Exactly - but also a thinly veiled threat saying how Intel were complacent and are now a reactive company rather than proactive
I remember reading at some point in the last decade (if I recall correctly) that an equity/investment company said negative things about a (US) non-tech company, causing their share prices to drop quite a bit.

Coincidentally enough, they apparently bought a lot of shares in that same company very shortly after… :rolleyes:

So it honestly wouldn't surprise me if this was the the first half of a similar attempt.

Although I'm not sure if such a thing would actually be legal if it did happen, but I'd certainly hope not as such a thing would obviously be too blatant to be ignored.
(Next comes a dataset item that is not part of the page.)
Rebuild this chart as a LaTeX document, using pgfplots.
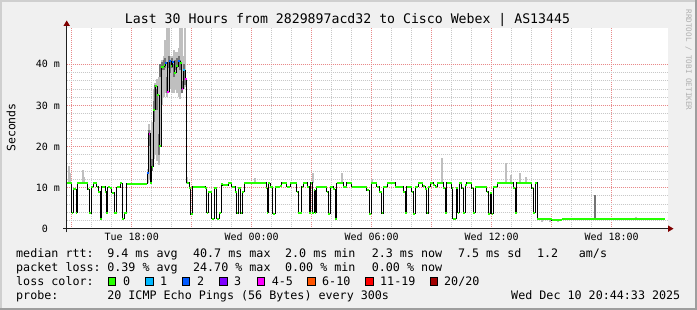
\documentclass[border=0pt]{standalone}
\usepackage{fontspec}
\usepackage{pgfplots}
\pgfplotsset{compat=1.18}
\usepackage{pgfplotstable}
\newfontfamily\mono{DejaVu Sans Mono}
\definecolor{bgc}{HTML}{F0F0F0}
\definecolor{shadea}{HTML}{CFCFCF}
\definecolor{shadeb}{HTML}{9E9E9E}
\definecolor{arrowc}{HTML}{7F0000}
\definecolor{axisc}{HTML}{1F1F1F}
\definecolor{mgrid}{HTML}{E88A8A}
\definecolor{mingrid}{HTML}{C8C8C8}
\definecolor{lcz}{HTML}{26FF00}
\definecolor{lca}{HTML}{00B8FF}
\definecolor{lcb}{HTML}{0059FF}
\definecolor{lcc}{HTML}{7E00FF}
\definecolor{lcd}{HTML}{FF00FF}
\definecolor{lce}{HTML}{FF5500}
\definecolor{lcf}{HTML}{FF0000}
\definecolor{lcg}{HTML}{A10000}
\definecolor{wmark}{HTML}{B0B0B0}

\pgfplotstableread{
x v
14.75 11.2
15.00 3.9
15.07 9.6
15.22 3.9
15.29 11.2
15.57 11.0
15.80 9.6
15.87 3.7
15.97 10.2
16.08 11.0
16.25 10.2
16.33 9.0
16.42 2.4
16.50 10.2
16.67 9.0
16.73 3.7
16.80 10.1
16.92 9.9
17.00 8.8
17.13 3.7
17.25 10.1
17.42 11.0
17.53 2.4
17.63 3.9
17.75 10.9
18.78 13.5
18.85 23.1
18.92 11.1
19.00 15.1
19.08 29.0
19.19 34.7
19.28 32.5
19.38 20.1
19.47 39.4
19.62 39.8
19.69 40.4
19.78 33.3
19.87 40.7
19.97 39.5
20.04 40.6
20.14 38.0
20.22 39.5
20.34 40.7
20.44 40.3
20.50 34.1
20.58 38.5
20.67 36.5
20.75 11.2
20.88 9.8
20.95 3.5
21.05 10.2
21.67 9.8
21.75 3.9
21.83 9.0
22.00 2.4
22.13 9.8
22.25 2.4
22.38 3.9
22.47 10.9
22.55 10.6
22.83 11.2
23.00 10.2
23.17 9.0
23.25 3.7
23.33 9.8
23.45 3.7
23.53 9.0
23.62 11.2
24.72 9.8
24.78 3.9
24.83 11.0
24.92 10.2
25.05 3.6
25.17 10.2
25.42 10.4
25.50 11.2
25.75 10.2
25.92 11.2
26.25 9.0
26.33 3.9
26.50 10.2
26.58 11.2
26.78 10.2
26.88 3.9
26.95 11.2
27.03 3.9
27.12 9.4
27.17 3.9
27.22 10.2
27.75 9.0
27.83 3.6
27.92 10.2
28.08 9.6
28.17 2.4
28.25 11.0
28.33 11.2
28.58 10.2
28.75 11.2
28.92 11.0
29.00 10.2
29.75 9.4
29.88 3.6
29.97 11.0
30.25 10.2
30.37 9.0
30.50 3.7
30.58 10.2
30.78 11.2
31.17 10.2
31.58 9.0
31.67 3.7
31.75 10.2
32.00 9.0
32.08 3.6
32.17 10.2
32.33 11.2
32.55 10.3
32.67 9.6
32.75 3.8
32.82 10.2
32.92 11.2
33.08 10.6
33.17 10.2
33.28 11.2
33.58 9.8
33.67 3.9
33.75 11.2
34.00 9.8
34.05 2.4
34.22 9.8
34.30 3.9
34.38 11.2
34.50 9.8
34.58 3.9
34.67 10.6
34.75 11.2
35.00 9.8
35.08 3.9
35.17 10.2
35.75 9.0
35.83 3.6
35.92 8.8
36.00 3.6
36.08 10.2
36.28 11.2
37.08 9.8
37.17 3.9
37.25 11.2
38.00 9.8
38.08 3.9
38.17 11.2
38.28 2.3
39.00 2.0
39.50 2.3
44.67 2.3
}\median

\pgfplotstableread{
x lo hi
14.87 11.2 15.2
14.92 11.2 13.5
15.57 11.0 14.3
15.62 11.0 12.6
24.17 11.2 12.3
27.05 11.2 13.5
28.50 11.2 13.5
30.00 11.0 12.1
33.53 11.2 17.1
36.73 11.2 15.9
36.95 11.2 13.0
37.40 11.2 13.5
37.70 11.2 12.6
43.20 2.3 2.8
38.50 1.7 2.3
38.90 1.6 2.2
39.30 1.6 2.0
18.80 11.0 14.5
18.87 12.0 25.5
18.95 11.0 24.0
19.03 14.5 26.0
19.10 17.0 34.0
19.18 18.0 35.5
19.27 16.5 36.5
19.35 15.5 37.0
19.43 20.0 39.5
19.52 30.0 41.0
19.60 32.0 42.0
19.68 33.0 46.0
19.77 32.0 48.8
19.85 33.0 48.8
19.93 34.0 42.0
20.02 33.0 42.0
20.10 33.0 43.5
20.18 34.0 43.0
20.27 33.0 43.0
20.35 32.0 44.0
20.43 31.5 48.8
20.52 33.0 48.8
20.60 34.0 42.0
20.68 34.5 48.8
20.76 10.8 12.5
}\smokelight

\pgfplotstableread{
x lo hi
18.87 20.0 24.0
18.95 11.0 13.0
19.03 14.0 17.0
19.10 26.0 31.0
19.18 31.0 35.0
19.27 29.0 34.0
19.35 18.0 23.0
19.43 37.0 40.0
19.52 38.5 40.5
19.60 38.5 41.0
19.68 39.0 41.5
19.77 33.0 37.0
19.85 39.0 42.0
19.93 38.0 41.0
20.02 39.0 41.5
20.10 37.0 40.0
20.18 38.5 41.0
20.27 39.0 41.5
20.35 39.5 42.0
20.43 38.5 41.0
20.52 33.0 36.0
20.60 37.0 40.0
20.68 35.0 38.0
41.18 2.3 8.2
}\smokedark

\begin{document}
\begin{tikzpicture}[x=1pt,y=1pt]
\useasboundingbox (0,0) rectangle (697,310);
\fill[bgc] (0,0) rectangle (697,310);
\fill[shadea] (0,0) rectangle (2,310);
\fill[shadea] (0,308) rectangle (697,310);
\fill[shadeb] (695,0) rectangle (697,310);
\fill[shadeb] (0,0) rectangle (697,2);

\begin{axis}[
  at={(66.7pt,81.3pt)}, anchor=south west,
  scale only axis, width=601.3pt, height=200.4pt,
  xmin=14.75, xmax=44.82, ymin=0, ymax=48.76,
  axis line style={draw=none},
  axis background/.style={fill=white},
  xtick={15,18,21,24,27,30,33,36,39,42},
  xticklabels={,Tue 18:00,,Wed 00:00,,Wed 06:00,,Wed 12:00,,Wed 18:00},
  minor x tick num=2,
  ytick={0,10,20,30,40},
  yticklabels={0\hphantom{\ m},10 m,20 m,30 m,40 m},
  minor y tick num=4,
  grid=both,
  major grid style={draw=mgrid, line width=0.8pt, dash pattern=on 1pt off 1pt},
  minor grid style={draw=mingrid, line width=0.8pt, dash pattern=on 1pt off 1pt},
  major tick length=0pt, minor tick length=0pt,
  tick label style={font=\mono\fontsize{10}{12}\selectfont, text=black},
  xticklabel style={anchor=base, inner sep=0pt, yshift=-12pt},
  yticklabel style={anchor=east, inner sep=0pt, xshift=-6.5pt},
]
\addplot[draw=none, mark=none, forget plot,
  error bars/.cd, y dir=plus, y explicit, error mark=none,
  error bar style={draw=black!25, line width=1.8pt}]
  table[x=x, y=lo, y error expr=\thisrow{hi}-\thisrow{lo}] {\smokelight};
\addplot[draw=none, mark=none, forget plot,
  error bars/.cd, y dir=plus, y explicit, error mark=none,
  error bar style={draw=black!55, line width=1.8pt}]
  table[x=x, y=lo, y error expr=\thisrow{hi}-\thisrow{lo}] {\smokedark};
\addplot[black, line width=1pt, const plot mark left, mark=none] table[x=x,y=v] {\median};
\addplot[lcz, line width=2pt, jump mark left, mark=none] table[x=x,y=v] {\median};
\addplot[lcb, line width=2pt] coordinates {(18.78,13.5) (18.85,13.5)};
\addplot[lcd, line width=2pt] coordinates {(18.85,23.1) (18.92,23.1)};
\addplot[lcb, line width=2pt] coordinates {(19.69,40.4) (19.78,40.4)};
\addplot[lcd, line width=2pt] coordinates {(19.78,33.3) (19.87,33.3)};
\addplot[lcb, line width=2pt] coordinates {(19.87,40.7) (19.97,40.7)};
\addplot[lcb, line width=2pt] coordinates {(20.04,40.6) (20.14,40.6)};
\addplot[lcb, line width=2pt] coordinates {(20.34,40.7) (20.44,40.7)};
\addplot[lcd, line width=2pt] coordinates {(20.50,34.1) (20.58,34.1)};
\addplot[lca, line width=2pt] coordinates {(20.58,38.5) (20.67,38.5)};
\addplot[lcd, line width=2pt] coordinates {(20.67,36.5) (20.75,36.5)};
\end{axis}

% axes
\draw[axisc, line width=1pt] (63,81.3) -- (669,81.3);
\draw[axisc, line width=1pt] (66.7,77.5) -- (66.7,285);
\fill[arrowc] (668,84.6) -- (673.5,81.3) -- (668,78) -- cycle;
\fill[arrowc] (63.4,284) -- (66.7,289.5) -- (70,284) -- cycle;

% title and labels
\node[anchor=base, inner sep=0pt, font=\mono\fontsize{13.2}{15}\selectfont] at (347.5,286) {Last 30 Hours from 2829897acd32 to Cisco Webex | AS13445};
\node[rotate=90, inner sep=0pt, font=\mono\fontsize{11.5}{13}\selectfont] at (11,182.5) {Seconds};
\node[rotate=-90, inner sep=0pt, text=wmark, font=\mono\fontsize{7.6}{9}\selectfont] at (688.5,250) {RRDTOOL / TOBI OETIKER};

\begin{scope}[every node/.style={anchor=base west, inner sep=0pt, font=\mono\fontsize{11.7}{14}\selectfont}]
\node at (16,52.5) {median rtt:};
\node at (107.1,52.5) {9.4 ms avg};
\node at (192.9,52.5) {40.7 ms max};
\node at (284.9,52.5) {2.0 ms min};
\node at (371.6,52.5) {2.3 ms now};
\node at (457.8,52.5) {7.5 ms sd};
\node at (536.9,52.5) {1.2};
\node at (578.7,52.5) {am/s};
\node at (16,38.5) {packet loss:};
\node at (107.1,38.5) {0.39 \% avg};
\node at (192.9,38.5) {24.70 \% max};
\node at (284.9,38.5) {0.00 \% min};
\node at (371.6,38.5) {0.00 \% now};
\node at (16,24.5) {loss color:};
\node at (123,24.5) {0};
\node at (160,24.5) {1};
\node at (197,24.5) {2};
\node at (234,24.5) {3};
\node at (271.6,24.5) {4-5};
\node at (322,24.5) {6-10};
\node at (380,24.5) {11-19};
\node at (444,24.5) {20/20};
\node at (16,10.5) {probe:};
\node at (107.1,10.5) {20 ICMP Echo Pings (56 Bytes) every 300s};
\node[anchor=base east] at (680.5,10.5) {Wed Dec 10 20:44:33 2025};
\end{scope}
\foreach \bx/\bc in {108/lcz,145.3/lca,182.2/lcb,219.6/lcc,256.9/lcd,307.6/lce,365.8/lcf,430.2/lcg}{
  \fill[\bc, draw=black, line width=0.8pt] (\bx,25) rectangle ++(7.6,7.4);
}
\end{tikzpicture}
\end{document}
I'm not saying it actually is the case, just that I'm cynical enough about equity/investment companies that it wouldn't surprise me if it was.
Hostile takeover?
Output
Although I'm not sure if such a thing would actually be legal if it did happen, but I'd certainly hope not as such a thing would obviously be too blatant to be ignored.

No, market manipulation is completely illegal in most major markets.